Secondo l’Istituto di statistica l’Italia ha pagato con 64.354 caduti i bombardamenti angloamericani. Fino all’8 settembre le vittime erano state 20.952; dal 9 settembre 1943 al 25 aprile 1945 i morti erano invece più che raddoppiati: 43.402, che porta appunto il computo a 64.354 vittime dei bombardamenti. E questo nel periodo in cui gli Alleati formalmente non erano più il nemico. A queste cifre vanno aggiunti 2.576 militari periti sotto gli attacchi aerei fino all’8 settembre, e 1.982 successivamente, per un totale di 4.558. Occorre rimarcare che i numeri sono convenzionali e calcolati per difetto. Non è stato possibile – e probabilmente mai lo sarà – dare un nome a ognuno, e men che meno stilare un elenco preciso di tutti i caduti.
Spesso nelle città, e soprattutto dopo l’8 settembre 1943, vagavano o erano ospitate persone non registrate, sfollati, profughi, militari in abiti civili, uomini, donne e bambini in transito, faccendieri, contadini che portavano i prodotti al mercato e borsaneristi che facevano affari sulla fame e sulle necessità del quotidiano. Disintegrati, polverizzati, smembrati dalle esplosioni, sepolti sotto tonnellate di macerie, coperti dalla calce viva per il rischio di epidemie e risepolti ancora più giù nella terra nel periodo della ricostruzione. La sola Foggia ha lamentato e celebra 20.000 vittime dei bombardamenti: un numero impressionante che assommerebbe a un terzo delle perdite ufficiali, e che quindi pone ancora una volta di fronte al dilemma dei numeri che non raccontano tutta la verità, e a volte neppure la spiegano. Perché la matematica è una scienza esatta, ma la contabilità della morte è una scienza relativa: il sangue dell’amico e quello del nemico, in guerra, hanno infatti un diverso peso specifico.

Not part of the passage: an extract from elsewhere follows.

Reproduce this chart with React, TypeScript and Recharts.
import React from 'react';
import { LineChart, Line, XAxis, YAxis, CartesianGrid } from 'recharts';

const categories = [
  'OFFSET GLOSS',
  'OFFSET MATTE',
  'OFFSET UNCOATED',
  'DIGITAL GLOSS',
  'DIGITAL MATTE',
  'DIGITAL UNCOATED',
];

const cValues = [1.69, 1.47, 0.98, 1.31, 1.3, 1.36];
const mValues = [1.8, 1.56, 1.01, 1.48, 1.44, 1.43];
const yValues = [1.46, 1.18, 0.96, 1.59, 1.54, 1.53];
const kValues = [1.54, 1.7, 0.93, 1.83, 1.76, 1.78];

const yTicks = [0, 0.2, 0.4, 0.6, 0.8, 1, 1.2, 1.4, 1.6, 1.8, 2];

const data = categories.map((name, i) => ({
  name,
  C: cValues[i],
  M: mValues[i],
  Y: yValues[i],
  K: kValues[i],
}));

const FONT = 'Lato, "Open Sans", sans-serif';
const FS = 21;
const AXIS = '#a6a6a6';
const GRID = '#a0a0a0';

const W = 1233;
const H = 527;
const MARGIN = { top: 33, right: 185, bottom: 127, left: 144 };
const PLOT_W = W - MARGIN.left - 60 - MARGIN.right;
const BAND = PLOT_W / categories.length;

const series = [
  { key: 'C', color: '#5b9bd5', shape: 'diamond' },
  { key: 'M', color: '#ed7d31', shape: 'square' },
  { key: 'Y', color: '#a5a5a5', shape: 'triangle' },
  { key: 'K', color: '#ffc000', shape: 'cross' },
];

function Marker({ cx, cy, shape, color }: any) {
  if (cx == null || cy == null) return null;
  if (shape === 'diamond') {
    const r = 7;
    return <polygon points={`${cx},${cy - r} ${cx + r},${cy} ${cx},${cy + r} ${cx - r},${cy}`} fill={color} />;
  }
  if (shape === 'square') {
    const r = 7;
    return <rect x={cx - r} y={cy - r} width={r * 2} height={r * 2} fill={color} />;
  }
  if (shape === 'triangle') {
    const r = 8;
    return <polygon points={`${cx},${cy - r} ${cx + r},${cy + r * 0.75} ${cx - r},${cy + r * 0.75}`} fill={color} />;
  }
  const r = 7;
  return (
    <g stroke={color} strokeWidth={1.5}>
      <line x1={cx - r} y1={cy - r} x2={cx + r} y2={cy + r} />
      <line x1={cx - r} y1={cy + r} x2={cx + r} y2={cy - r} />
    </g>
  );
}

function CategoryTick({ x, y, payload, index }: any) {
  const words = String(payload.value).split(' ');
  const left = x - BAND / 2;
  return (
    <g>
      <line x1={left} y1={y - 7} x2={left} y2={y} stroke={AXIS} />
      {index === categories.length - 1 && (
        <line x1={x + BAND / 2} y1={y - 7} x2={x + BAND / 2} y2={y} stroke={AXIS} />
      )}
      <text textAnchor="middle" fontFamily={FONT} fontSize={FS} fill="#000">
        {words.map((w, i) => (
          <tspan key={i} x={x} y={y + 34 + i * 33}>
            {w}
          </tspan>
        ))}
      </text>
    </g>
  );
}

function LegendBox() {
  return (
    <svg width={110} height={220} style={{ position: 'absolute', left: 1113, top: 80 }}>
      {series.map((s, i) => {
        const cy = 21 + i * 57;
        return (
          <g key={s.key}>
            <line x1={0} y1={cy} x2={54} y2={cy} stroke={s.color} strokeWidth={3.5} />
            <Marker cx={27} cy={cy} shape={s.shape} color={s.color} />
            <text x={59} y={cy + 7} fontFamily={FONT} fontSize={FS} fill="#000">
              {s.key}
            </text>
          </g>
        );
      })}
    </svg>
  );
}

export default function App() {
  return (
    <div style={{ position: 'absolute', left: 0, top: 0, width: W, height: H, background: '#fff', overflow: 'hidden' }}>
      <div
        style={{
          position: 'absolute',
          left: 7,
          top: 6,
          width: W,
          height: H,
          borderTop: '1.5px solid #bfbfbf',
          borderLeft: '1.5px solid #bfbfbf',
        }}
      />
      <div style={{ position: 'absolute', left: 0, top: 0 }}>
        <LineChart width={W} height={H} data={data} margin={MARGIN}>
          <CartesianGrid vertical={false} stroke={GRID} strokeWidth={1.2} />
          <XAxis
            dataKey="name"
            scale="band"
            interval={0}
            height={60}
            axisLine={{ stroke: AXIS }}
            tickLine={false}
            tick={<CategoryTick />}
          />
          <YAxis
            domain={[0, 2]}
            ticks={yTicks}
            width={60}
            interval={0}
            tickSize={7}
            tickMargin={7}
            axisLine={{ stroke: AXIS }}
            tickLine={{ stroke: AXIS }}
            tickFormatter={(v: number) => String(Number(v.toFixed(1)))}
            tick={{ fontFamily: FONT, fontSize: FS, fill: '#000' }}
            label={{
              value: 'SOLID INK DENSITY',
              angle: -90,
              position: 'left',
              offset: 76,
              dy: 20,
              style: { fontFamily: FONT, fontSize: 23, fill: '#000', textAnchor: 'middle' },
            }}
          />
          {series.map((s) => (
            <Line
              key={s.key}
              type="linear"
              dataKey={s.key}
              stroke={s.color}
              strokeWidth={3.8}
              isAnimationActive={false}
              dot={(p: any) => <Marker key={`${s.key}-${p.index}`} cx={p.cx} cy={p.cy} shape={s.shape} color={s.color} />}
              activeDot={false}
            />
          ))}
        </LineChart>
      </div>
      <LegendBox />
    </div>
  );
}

Il bombardamento aereo doveva essere lo strumento per risparmiare le vite dei soldati a terra. A titolo di raffronto la 5ª Armata statunitense aveva pagato i 607 giorni (dal 3 settembre 1943 al 2 maggio 1945) di risalita della penisola italiana con 188.546 perdite; nelle sole unità americane i morti erano stati 19.475, i feriti 80.530 e i dispersi 9.637. Anche queste sono cifre ufficiali, che offrono un’ulteriore sfaccettatura della complessa lettura del secondo conflitto mondiale in Italia. Qui era nato l’aereo come strumento bellico, qui erano nate le teorie della guerra aerea di Giulio Douhet, e qui erano state applicate per contrappasso.

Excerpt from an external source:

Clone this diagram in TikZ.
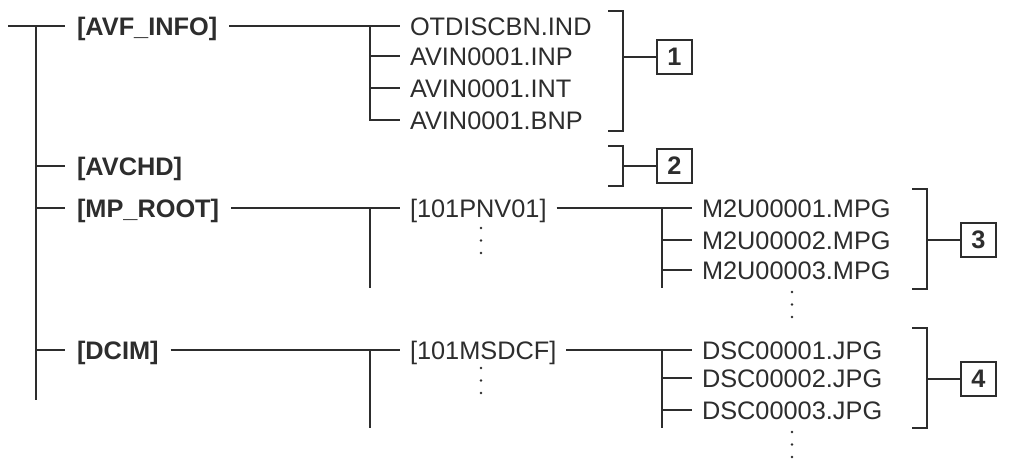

Sull’isola di Pantelleria, primo lembo di terra italiana a cadere in mano alleata, era stata sperimentata la guerra aerea totale, distruttiva e risolutiva. L’Operazione Workshop avrebbe dovuto consentire di vincere dal cielo evitando un sanguinoso sbarco con combattimenti di fanteria. Su Pantelleria, nell’arco di appena un mese, gli Alleati avevano sganciato 6.570 tonnellate di bombe in 5.600 incursioni. Solo dopo lo sbarco senza colpo ferire ci si era accorti, con stupore misto a disappunto, che i danni apportati da quella valanga di fuoco erano stati pochi e i morti appena duecento. Tanto rumore per quasi nulla. Quella verità non poteva essere accettata da chi voleva risultati e da chi quei risultati aveva promesso di ottenerli e di renderli visibili. E così per realizzare un documentario a supporto delle teorie di vittoria con la sola guerra aerea, furono sistemate mine, azionate a comando, per ricostruire l’effetto dei bombardamenti a uso e consumo delle cineprese. Si inventò una realtà di comodo, rassicurante per una parte in guerra e terrorizzante per l’altra: la capacità di spargere senza troppi scrupoli il sangue nemico per preservare il sangue amico. Sarebbe toccato ad Amburgo, Berlino e Dresda fare da agghiaccianti dimostrazioni della guerra totale, e poi la stessa sorte l’avrebbero subita anche le città giapponesi, se Hiroshima e Nagasaki non avessero pagato per tutte con gli ‘esperimenti’ delle bombe atomiche. Truman l’aveva detto a chiare lettere: «We shall destroy completely Japan, each factory, each city»: distruggeremo completamente il Giappone, ogni fabbrica, ogni città. Questo almeno all’Italia era stato risparmiato.